Salem Radio Network News Wednesday, October 4, 2023


Bulls back in charge as Omicron worries wane

By Marc Jones

LONDON (Reuters) – Waning Omicron variant worries and a timely booster shot of Chinese stimulus lifted world stock markets and oil on Tuesday, and left traders offloading safe-haven currencies and bonds again.

Europe’s FTSEurofirst was on track for its first back-to-back run of plus 1% gains since February. Wall Street was poised to rally [.N], while Asia had cheered record bounces by some of China’s beaten down tech giants.. [.SS][.EU]

The risk-on mood also helped the dollar climb against currencies such as the Japanese yen,, which had lost 0.6% overnight, as the confidence-sensitive Australian dollar also found buyers. [FRX/]

Safe-harbour German government bonds went the other way with yields – which move inverse to prices – up 2.5 basis points after falling to a three-month low on Monday. [GVD/EUR]

Britain’s prime minister warned Omicron looked the most contagious coronavirus variant yet, but reports in South Africa said cases there had only shown mild symptoms and top U.S. infectious disease official, Anthony Fauci, told CNN “it does not look like there’s a great degree of severity” so far.

“Good news relating to the severity of Omicron should be taken with a pinch of salt.
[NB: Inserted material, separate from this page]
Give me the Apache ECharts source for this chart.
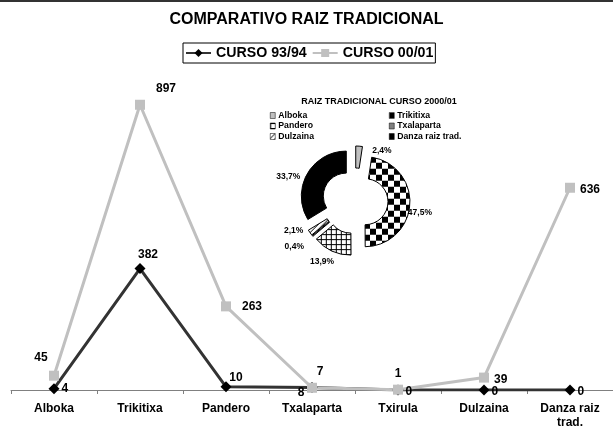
<!DOCTYPE html>
<html>
<head>
<meta charset="utf-8">
<script src="https://cdn.jsdelivr.net/npm/echarts@6/dist/echarts.min.js"></script>
<style>
  html, body { margin: 0; padding: 0; background: #fff; }
  #chart { width: 613px; height: 432px; }
</style>
</head>
<body>
<div id="chart"></div>
<script>
const categories = ['Alboka', 'Trikitixa', 'Pandero', 'Txalaparta', 'Txirula', 'Dulzaina', 'Danza raiz\ntrad.'];
const curso9394 = [4, 382, 10, 8, 0, 0, 0];
const curso0001 = [45, 897, 263, 7, 1, 39, 636];

const pieNames = ['Alboka', 'Trikitixa', 'Pandero', 'Txalaparta', 'Dulzaina', 'Danza raiz trad.'];
const pieValues = [45, 897, 263, 7, 39, 636];

const FONT = '"Liberation Sans", Arial, sans-serif';

// little fill patterns like the old excel ones
function pattern(kind) {
  const c = document.createElement('canvas');
  const s = kind === 'checker' ? 12 : 5;
  c.width = s; c.height = s;
  const g = c.getContext('2d');
  g.fillStyle = '#fff';
  g.fillRect(0, 0, s, s);
  g.fillStyle = '#000';
  if (kind === 'checker') {
    g.fillRect(0, 0, 6, 6);
    g.fillRect(6, 6, 6, 6);
  } else if (kind === 'grid') {
    g.fillRect(0, 0, s, 1);
    g.fillRect(0, 0, 1, s);
  } else {
    g.strokeStyle = '#000';
    g.lineWidth = 1;
    g.beginPath();
    g.moveTo(0, s); g.lineTo(s, 0);
    g.stroke();
  }
  return { image: c, repeat: 'repeat' };
}

const pieColors = ['#c0c0c0', pattern('checker'), pattern('grid'), '#808080', pattern('diag'), '#000'];

// label placement per point: [position, dx, dy]
const lab9394 = [['right', 0, 0], ['top', 8, 0], ['top', 10, 4], ['left', 0, 5], ['right', 0, 2], ['right', 0, 2], ['right', 0, 2]];
const lab0001 = [['top', -13, -2], ['top', 26, 0], ['right', 6, 0], ['top', 8, 0], ['top', 0, 0], ['right', 0, 2], ['right', 0, 2]];
// nudges for the doughnut percent labels
const pieLabelShift = [[8, 6], [-9, 8], [8, 9], [-2, 9], [0, -3], [0, 4]];

function withLabels(values, labs, dist) {
  return values.map((v, i) => ({
    value: v,
    label: { position: labs[i][0], offset: [labs[i][1], labs[i][2]], distance: dist }
  }));
}

var myChart = echarts.init(document.getElementById('chart'));

const pieLegend = {
  orient: 'vertical', top: 106,
  icon: 'rect',
  itemGap: 1.5, itemWidth: 5, itemHeight: 6,
  selectedMode: false,
  itemStyle: { borderColor: '#000', borderWidth: 0.5 },
  textStyle: { fontSize: 8.7, fontWeight: 'bold', color: '#000', fontFamily: FONT, lineHeight: 8.5, padding: [0, 0, 0, -2] }
};

myChart.setOption({
  animation: false,
  textStyle: { fontFamily: FONT },
  title: [
    {
      text: 'COMPARATIVO RAIZ TRADICIONAL',
      left: 'center', top: 7,
      textStyle: { fontSize: 16, fontWeight: 'bold', color: '#000', fontFamily: FONT }
    },
    {
      text: 'RAIZ TRADICIONAL CURSO 2000/01',
      left: 374, top: 92, textAlign: 'center',
      textStyle: { fontSize: 9, fontWeight: 'bold', color: '#000', fontFamily: FONT }
    }
  ],
  legend: [
    {
      data: ['CURSO 93/94', 'CURSO 00/01'],
      left: 183, top: 43,
      itemGap: 5, itemWidth: 25, itemHeight: 10,
      padding: [3, 2],
      borderColor: '#000', borderWidth: 1,
      selectedMode: false,
      textStyle: { fontSize: 14.2, fontWeight: 'bold', color: '#000', fontFamily: FONT }
    },
    Object.assign({ data: ['Alboka', 'Pandero', 'Dulzaina'], left: 265 }, pieLegend),
    Object.assign({ data: ['Trikitixa', 'Txalaparta', 'Danza raiz trad.'], left: 384 }, pieLegend)
  ],
  graphic: [
    { type: 'rect', left: 0, top: 0, shape: { width: 613, height: 2 }, style: { fill: '#333' } }
  ],
  grid: { left: 11, right: 0, top: 72, bottom: 42 },
  xAxis: {
    type: 'category',
    data: categories,
    boundaryGap: true,
    axisLine: { lineStyle: { color: '#808080', width: 1 } },
    axisTick: { show: true, length: 4, lineStyle: { color: '#808080' } },
    axisLabel: {
      interval: 0, margin: 12,
      fontSize: 12, fontWeight: 'bold', color: '#000', fontFamily: FONT, lineHeight: 14
    }
  },
  yAxis: {
    type: 'value', min: 0, max: 1000,
    show: false,
    splitLine: { show: false }
  },
  series: [
    {
      name: 'CURSO 93/94',
      type: 'line',
      data: withLabels(curso9394, lab9394, 2),
      symbol: 'diamond', symbolSize: 11,
      lineStyle: { color: '#333', width: 3 },
      itemStyle: { color: '#000' },
      label: { show: true, fontSize: 12, fontWeight: 'bold', color: '#000', fontFamily: FONT }
    },
    {
      name: 'CURSO 00/01',
      type: 'line',
      data: withLabels(curso0001, lab0001, 5),
      symbol: 'rect', symbolSize: 10,
      lineStyle: { color: '#c0c0c0', width: 3 },
      itemStyle: { color: '#c0c0c0' },
      label: { show: true, fontSize: 12, fontWeight: 'bold', color: '#000', fontFamily: FONT }
    },
    {
      name: 'RAIZ TRADICIONAL CURSO 2000/01',
      type: 'pie',
      center: [355, 201],
      radius: [23, 45],
      startAngle: 90,
      clockwise: true,
      selectedMode: 'multiple',
      selectedOffset: 10,
      avoidLabelOverlap: false,
      itemStyle: { borderColor: '#000', borderWidth: 1 },
      emphasis: { scale: false },
      label: {
        position: 'outside',
        fontSize: 8.5, fontWeight: 'bold', color: '#000', fontFamily: FONT,
        formatter: p => p.percent.toFixed(1).replace('.', ',') + '%'
      },
      labelLine: { show: false, length: 2, length2: 0 },
      labelLayout: p => ({ dx: pieLabelShift[p.dataIndex][0], dy: pieLabelShift[p.dataIndex][1], hideOverlap: false }),
      data: pieNames.map((n, i) => ({
        name: n, value: pieValues[i], selected: true,
        itemStyle: { color: pieColors[i] }
      }))
    }
  ]
});
</script>
</body>
</html>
Faster transmission could offset the benefits of milder symptoms,” researchers at ING said in a note. “More broadly, it is still early days, even if markets are starting to display Omicron fatigue.”

The gains also came after China’s central bank on Monday injected its second shot of stimulus since July by cutting the amount of cash that banks must hold in reserve.
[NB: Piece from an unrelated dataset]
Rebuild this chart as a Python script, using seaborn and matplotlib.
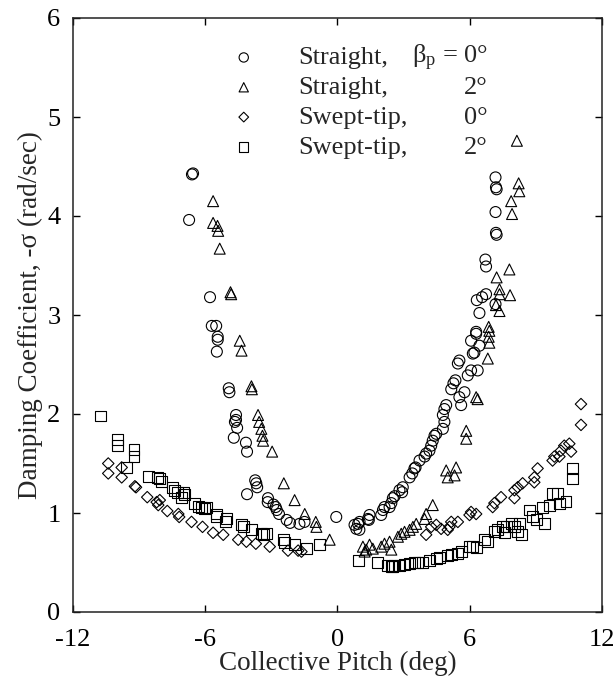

There was still uncertainty about its property sector as Evergrande teetered on the brink of default again but data showing much stronger import growth was “a positive sign on the strength of domestic demand,” RBC analyst Adam Cole said.

E-commerce giant Alibaba’s shares bounced from its record low to soar 12.2%, while Tencent and Meituan added 3.6% and 5.8%, respectively. [.SS] Shares in embattled developer Evergrande also edged off a record low as markets waited to see if it had made an already-overdue $82.5 million bond payment or formally slumped into default.


Elsewhere, Australia’s S&P/ASX200 rose nearly 1% as its central bank left interest rates at a super-loose 0.1% and Japan’s Nikkei advanced 1.9% as the yen dipped back. [.T]

“We have had the Fed hawkish turn and Omicron hitting the market with both barrels recently but this week we have seen some dribbles of better news on Omicron,” Saxo Bank’s head of FX strategy John Hardy said.

“The yen has snapped back lower and the commodity currencies have turned higher … it’s just snap back for now though rather than a trend,” he added, cautioning it was too early to make conclusions about Omicron.

Also supporting the dollar in FX markets was the expectation the Federal Reserve will accelerate the tapering of its bond-buying programme when it meets next week in response to a tightening labour market.

Oil prices jumped another 2% to $74.60 a barrel, adding to a near 5% rebound the day before as concerns about the impact of Omicron on global fuel demand eased. [O/R]

That provided no protection for Russia’s rouble, which fell 0.3% on worries a renewed conflict in Ukraine could see the United States and Europe slap heavy sanctions on Russia’s banking system and the Nord Stream 2 gas pipeline.

U.S. President Joe Biden and Russian President Vladimir Putin will hold a video conference at around 1500 GMT.

“God knows what the delta risk is on that meeting but the U.S. is waving around the threat of more serious sanctions,” Saxo’s Hardy said, adding the “nuclear option” would be banning Russian banks from the international bank-to-bank payment system called SWIFT.